Required task » Images should be left out, and everything else in the listing reproduced exactly.
__________________________________________________
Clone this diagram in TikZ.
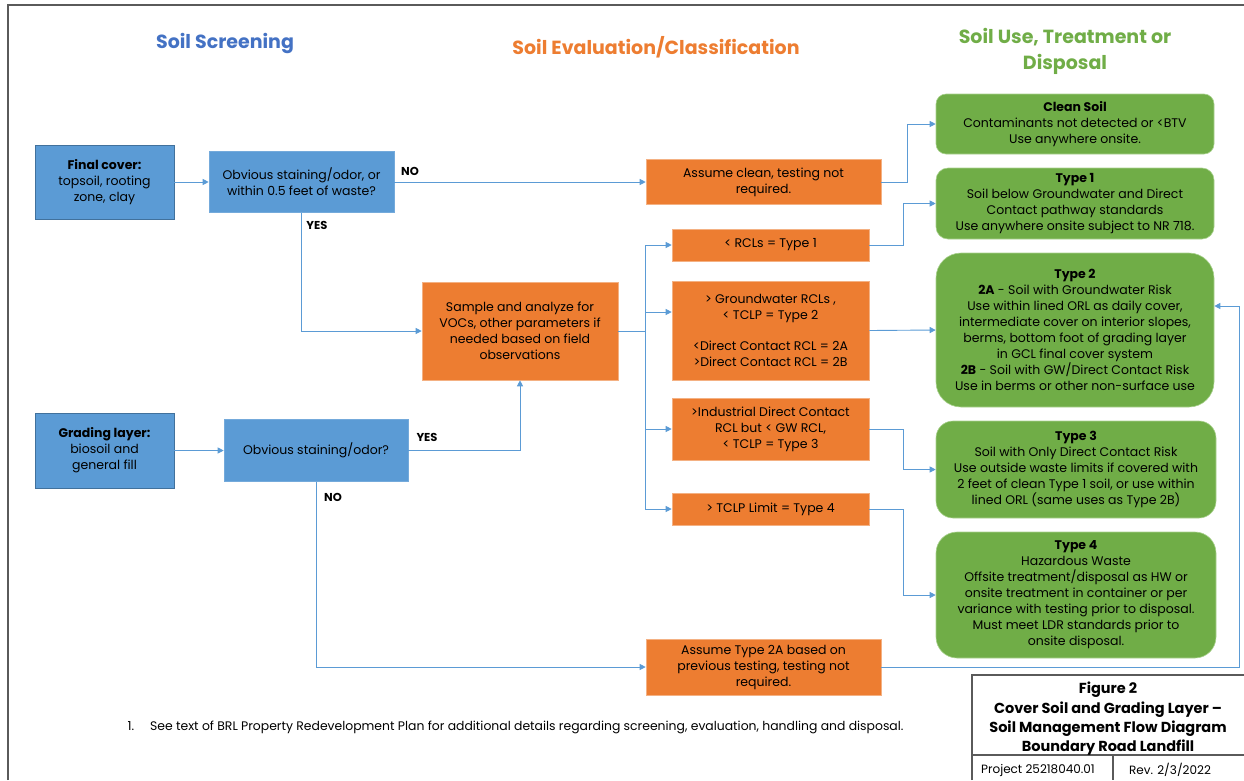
\documentclass[tikz,border=0pt]{standalone}
\usepackage{fontspec}
\setmainfont{Poppins}
\usepackage{tikz}
\usetikzlibrary{arrows.meta,calc}
\definecolor{scrblue}{HTML}{5B9BD5}
\definecolor{scrline}{HTML}{41719C}
\definecolor{evalorange}{HTML}{ED7D31}
\definecolor{evalline}{HTML}{F4B183}
\definecolor{usegreen}{HTML}{70AD47}
\definecolor{useline}{HTML}{A9D18E}
\definecolor{hdblue}{HTML}{4472C4}
\definecolor{linkblue}{HTML}{5B9BD5}
\definecolor{framegray}{HTML}{5A5A5A}

\begin{document}
\begin{tikzpicture}[x=1pt,y=-1pt,
  boxtext/.style={align=center, inner sep=0pt, text=black, font=\fontsize{12.5}{16}\selectfont},
  screenbox/.style={boxtext, fill=scrblue, draw=scrline, line width=0.8pt},
  askbox/.style={boxtext, fill=scrblue, draw=scrblue!85!white, line width=0.6pt},
  evalbox/.style={boxtext, fill=evalorange, draw=evalline, line width=0.6pt},
  disposebox/.style={boxtext, fill=usegreen, draw=useline, line width=0.6pt},
  header/.style={align=center, font=\fontsize{19}{26}\selectfont\bfseries},
  answer/.style={font=\fontsize{11.5}{12}\selectfont\bfseries},
  wire/.style={draw=linkblue, line width=0.9pt},
  link/.style={wire, -{Triangle[length=6pt,width=6pt]}},
  frame/.style={draw=framegray, line width=1.2pt}]
\useasboundingbox (0,0) rectangle (1244,780);
\draw[frame] (8,780) -- (8,5) -- (1244,5);

\node[header, text=hdblue] (hscreen) at (225,43) {Soil Screening};
\node[header, text=evalorange] (heval) at (656,47) {Soil Evaluation/Classification};
\node[header, text=usegreen] (huse) at (1065,51) {Soil Use, Treatment or\\Disposal};

\node[screenbox, minimum width=139pt, minimum height=74pt] (final) at (104.5,182) {\textbf{Final cover:}\\topsoil, rooting\\zone, clay};
\node[askbox, minimum width=185pt, minimum height=61pt] (q1) at (301.5,182) {Obvious staining/odor, or\\within 0.5 feet of waste?};
\node[screenbox, minimum width=139pt, minimum height=75pt] (grade) at (104.5,450.5) {\textbf{Grading layer:}\\biosoil and\\general fill};
\node[askbox, minimum width=184pt, minimum height=62pt] (q2) at (316,450.5) {Obvious staining/odor?};

\node[evalbox, minimum width=235pt, minimum height=45pt] (aclean) at (763.5,182) {Assume clean, testing not\\required.};
\node[evalbox, minimum width=196pt, minimum height=98pt] (sample) at (520,331) {Sample and analyze for\\VOCs, other parameters if\\needed based on field\\observations};
\node[evalbox, minimum width=197pt, minimum height=32pt] (rcl) at (770.5,245) {< RCLs = Type 1};
\node[evalbox, minimum width=197pt, minimum height=99pt] (gw) at (770.5,330.5) {> Groundwater RCLs ,\\< TCLP = Type 2\\[15pt]<Direct Contact RCL = 2A\\>Direct Contact RCL = 2B};
\node[evalbox, minimum width=197pt, minimum height=62pt] (ind) at (770.5,429) {>Industrial Direct Contact\\RCL but < GW RCL,\\< TCLP = Type 3};
\node[evalbox, minimum width=197pt, minimum height=32pt] (tclp) at (770.5,509) {> TCLP Limit = Type 4};
\node[evalbox, minimum width=235pt, minimum height=56pt] (a2a) at (763.5,667) {Assume Type 2A based on\\previous testing, testing not\\required.};

\node[disposebox, minimum width=278pt, minimum height=60pt, rounded corners=10pt] (cleansoil) at (1075,124) {\textbf{Clean Soil}\\Contaminants not detected or <BTV\\Use anywhere onsite.};
\node[disposebox, minimum width=278pt, minimum height=71pt, rounded corners=12pt] (type1) at (1075,203.5) {\textbf{Type 1}\\Soil below Groundwater and Direct\\Contact pathway standards\\Use anywhere onsite subject to NR 718.};
\node[disposebox, minimum width=278pt, minimum height=154pt, rounded corners=25pt] (type2) at (1075,330) {\textbf{Type 2}\\\textbf{2A} - Soil with Groundwater Risk\\Use within lined ORL as daily cover,\\intermediate cover on interior slopes,\\berms, bottom foot of grading layer\\in GCL final cover system\\\textbf{2B} - Soil with GW/Direct Contact Risk\\Use in berms or other non-surface use};
\node[disposebox, minimum width=280pt, minimum height=97pt, rounded corners=17pt] (type3) at (1076,469.5) {\textbf{Type 3}\\Soil with Only Direct Contact Risk\\Use outside waste limits if covered with\\2 feet of clean Type 1 soil, or use within\\lined ORL (same uses as Type 2B)};
\node[disposebox, minimum width=280pt, minimum height=126pt, rounded corners=21pt] (type4) at (1076,595) {\textbf{Type 4}\\Hazardous Waste\\Offsite treatment/disposal as HW or\\onsite treatment in container or per\\variance with testing prior to disposal.\\Must meet LDR standards prior to\\onsite disposal.};

\coordinate (fork) at (645,331);

\draw[link] (final) -- (q1);
\draw[link] (grade) -- (q2);
\draw[link] (q1) -- (aclean);
\draw[link] (q1.south) |- (sample.west);
\draw[link] (q2.east) -| (sample.south);
\draw[link] (q2.south) |- (a2a.west);
\draw[wire] (sample.east) -- (fork);
\draw[link] (fork) |- (rcl.west);
\draw[link] (fork) |- ([yshift=18.5pt]gw.west);
\draw[link] (fork) |- (ind.west);
\draw[link] (fork) |- (tclp.west);
\draw[link] (aclean.east) -- ++(26,0) |- (cleansoil.west);
\draw[link] (rcl.east) -- ++(34,0) |- (type1.west);
\draw[link] (gw.east) -- (type2.west);
\draw[link] (ind.east) -- ++(34,0) |- (type3.west);
\draw[link] (tclp.east) -- ++(34,0) |- (type4.west);
\draw[link] (a2a.east) -| ([xshift=25pt,yshift=24pt]type2.east) -- ([yshift=24pt]type2.east);

\node[answer] (no1) at (410,171) {NO};
\node[answer] (yes1) at (317,225) {YES};
\node[answer] (yes2) at (427,437) {YES};
\node[answer] (no2) at (333,497) {NO};

\node[anchor=west, font=\fontsize{12.4}{14}\selectfont] (note) at (124,727) {1.\hspace{16pt}See text of BRL Property Redevelopment Plan for additional details regarding screening, evaluation, handling and disposal.};

\draw[frame] (972,780) -- (972,675) -- (1244,675);
\draw[frame] (972,755) -- (1244,755);
\draw[frame] (1113,755) -- (1113,780);
\node[align=center, font=\fontsize{14.5}{19.3}\selectfont\bfseries] (figtitle) at (1108,719) {Figure 2\\Cover Soil and Grading Layer –\\Soil Management Flow Diagram\\Boundary Road Landfill};
\node[font=\fontsize{12}{13}\selectfont] (proj) at (1038,770) {Project 25218040.01};
\node[font=\fontsize{12}{13}\selectfont] (rev) at (1170,770) {Rev. 2/3/2022};
\end{tikzpicture}
\end{document}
__________________________________________________
Written response »
Clone this diagram in TikZ.
\documentclass[tikz,border=0pt]{standalone}
\usepackage{fontspec}
\setmainfont{Poppins}
\usepackage{tikz}
\usetikzlibrary{arrows.meta,calc}
\definecolor{scrblue}{HTML}{5B9BD5}
\definecolor{scrline}{HTML}{41719C}
\definecolor{evalorange}{HTML}{ED7D31}
\definecolor{evalline}{HTML}{F4B183}
\definecolor{usegreen}{HTML}{70AD47}
\definecolor{useline}{HTML}{A9D18E}
\definecolor{hdblue}{HTML}{4472C4}
\definecolor{linkblue}{HTML}{5B9BD5}
\definecolor{framegray}{HTML}{5A5A5A}

\begin{document}
\begin{tikzpicture}[x=1pt,y=-1pt,
  boxtext/.style={align=center, inner sep=0pt, text=black, font=\fontsize{12.5}{16}\selectfont},
  screenbox/.style={boxtext, fill=scrblue, draw=scrline, line width=0.8pt},
  askbox/.style={boxtext, fill=scrblue, draw=scrblue!85!white, line width=0.6pt},
  evalbox/.style={boxtext, fill=evalorange, draw=evalline, line width=0.6pt},
  disposebox/.style={boxtext, fill=usegreen, draw=useline, line width=0.6pt},
  header/.style={align=center, font=\fontsize{19}{26}\selectfont\bfseries},
  answer/.style={font=\fontsize{11.5}{12}\selectfont\bfseries},
  wire/.style={draw=linkblue, line width=0.9pt},
  link/.style={wire, -{Triangle[length=6pt,width=6pt]}},
  frame/.style={draw=framegray, line width=1.2pt}]
\useasboundingbox (0,0) rectangle (1244,780);
\draw[frame] (8,780) -- (8,5) -- (1244,5);

\node[header, text=hdblue] (hscreen) at (225,43) {Soil Screening};
\node[header, text=evalorange] (heval) at (656,47) {Soil Evaluation/Classification};
\node[header, text=usegreen] (huse) at (1065,51) {Soil Use, Treatment or\\Disposal};

\node[screenbox, minimum width=139pt, minimum height=74pt] (final) at (104.5,182) {\textbf{Final cover:}\\topsoil, rooting\\zone, clay};
\node[askbox, minimum width=185pt, minimum height=61pt] (q1) at (301.5,182) {Obvious staining/odor, or\\within 0.5 feet of waste?};
\node[screenbox, minimum width=139pt, minimum height=75pt] (grade) at (104.5,450.5) {\textbf{Grading layer:}\\biosoil and\\general fill};
\node[askbox, minimum width=184pt, minimum height=62pt] (q2) at (316,450.5) {Obvious staining/odor?};

\node[evalbox, minimum width=235pt, minimum height=45pt] (aclean) at (763.5,182) {Assume clean, testing not\\required.};
\node[evalbox, minimum width=196pt, minimum height=98pt] (sample) at (520,331) {Sample and analyze for\\VOCs, other parameters if\\needed based on field\\observations};
\node[evalbox, minimum width=197pt, minimum height=32pt] (rcl) at (770.5,245) {< RCLs = Type 1};
\node[evalbox, minimum width=197pt, minimum height=99pt] (gw) at (770.5,330.5) {> Groundwater RCLs ,\\< TCLP = Type 2\\[15pt]<Direct Contact RCL = 2A\\>Direct Contact RCL = 2B};
\node[evalbox, minimum width=197pt, minimum height=62pt] (ind) at (770.5,429) {>Industrial Direct Contact\\RCL but < GW RCL,\\< TCLP = Type 3};
\node[evalbox, minimum width=197pt, minimum height=32pt] (tclp) at (770.5,509) {> TCLP Limit = Type 4};
\node[evalbox, minimum width=235pt, minimum height=56pt] (a2a) at (763.5,667) {Assume Type 2A based on\\previous testing, testing not\\required.};

\node[disposebox, minimum width=278pt, minimum height=60pt, rounded corners=10pt] (cleansoil) at (1075,124) {\textbf{Clean Soil}\\Contaminants not detected or <BTV\\Use anywhere onsite.};
\node[disposebox, minimum width=278pt, minimum height=71pt, rounded corners=12pt] (type1) at (1075,203.5) {\textbf{Type 1}\\Soil below Groundwater and Direct\\Contact pathway standards\\Use anywhere onsite subject to NR 718.};
\node[disposebox, minimum width=278pt, minimum height=154pt, rounded corners=25pt] (type2) at (1075,330) {\textbf{Type 2}\\\textbf{2A} - Soil with Groundwater Risk\\Use within lined ORL as daily cover,\\intermediate cover on interior slopes,\\berms, bottom foot of grading layer\\in GCL final cover system\\\textbf{2B} - Soil with GW/Direct Contact Risk\\Use in berms or other non-surface use};
\node[disposebox, minimum width=280pt, minimum height=97pt, rounded corners=17pt] (type3) at (1076,469.5) {\textbf{Type 3}\\Soil with Only Direct Contact Risk\\Use outside waste limits if covered with\\2 feet of clean Type 1 soil, or use within\\lined ORL (same uses as Type 2B)};
\node[disposebox, minimum width=280pt, minimum height=126pt, rounded corners=21pt] (type4) at (1076,595) {\textbf{Type 4}\\Hazardous Waste\\Offsite treatment/disposal as HW or\\onsite treatment in container or per\\variance with testing prior to disposal.\\Must meet LDR standards prior to\\onsite disposal.};

\coordinate (fork) at (645,331);

\draw[link] (final) -- (q1);
\draw[link] (grade) -- (q2);
\draw[link] (q1) -- (aclean);
\draw[link] (q1.south) |- (sample.west);
\draw[link] (q2.east) -| (sample.south);
\draw[link] (q2.south) |- (a2a.west);
\draw[wire] (sample.east) -- (fork);
\draw[link] (fork) |- (rcl.west);
\draw[link] (fork) |- ([yshift=18.5pt]gw.west);
\draw[link] (fork) |- (ind.west);
\draw[link] (fork) |- (tclp.west);
\draw[link] (aclean.east) -- ++(26,0) |- (cleansoil.west);
\draw[link] (rcl.east) -- ++(34,0) |- (type1.west);
\draw[link] (gw.east) -- (type2.west);
\draw[link] (ind.east) -- ++(34,0) |- (type3.west);
\draw[link] (tclp.east) -- ++(34,0) |- (type4.west);
\draw[link] (a2a.east) -| ([xshift=25pt,yshift=24pt]type2.east) -- ([yshift=24pt]type2.east);

\node[answer] (no1) at (410,171) {NO};
\node[answer] (yes1) at (317,225) {YES};
\node[answer] (yes2) at (427,437) {YES};
\node[answer] (no2) at (333,497) {NO};

\node[anchor=west, font=\fontsize{12.4}{14}\selectfont] (note) at (124,727) {1.\hspace{16pt}See text of BRL Property Redevelopment Plan for additional details regarding screening, evaluation, handling and disposal.};

\draw[frame] (972,780) -- (972,675) -- (1244,675);
\draw[frame] (972,755) -- (1244,755);
\draw[frame] (1113,755) -- (1113,780);
\node[align=center, font=\fontsize{14.5}{19.3}\selectfont\bfseries] (figtitle) at (1108,719) {Figure 2\\Cover Soil and Grading Layer –\\Soil Management Flow Diagram\\Boundary Road Landfill};
\node[font=\fontsize{12}{13}\selectfont] (proj) at (1038,770) {Project 25218040.01};
\node[font=\fontsize{12}{13}\selectfont] (rev) at (1170,770) {Rev. 2/3/2022};
\end{tikzpicture}
\end{document}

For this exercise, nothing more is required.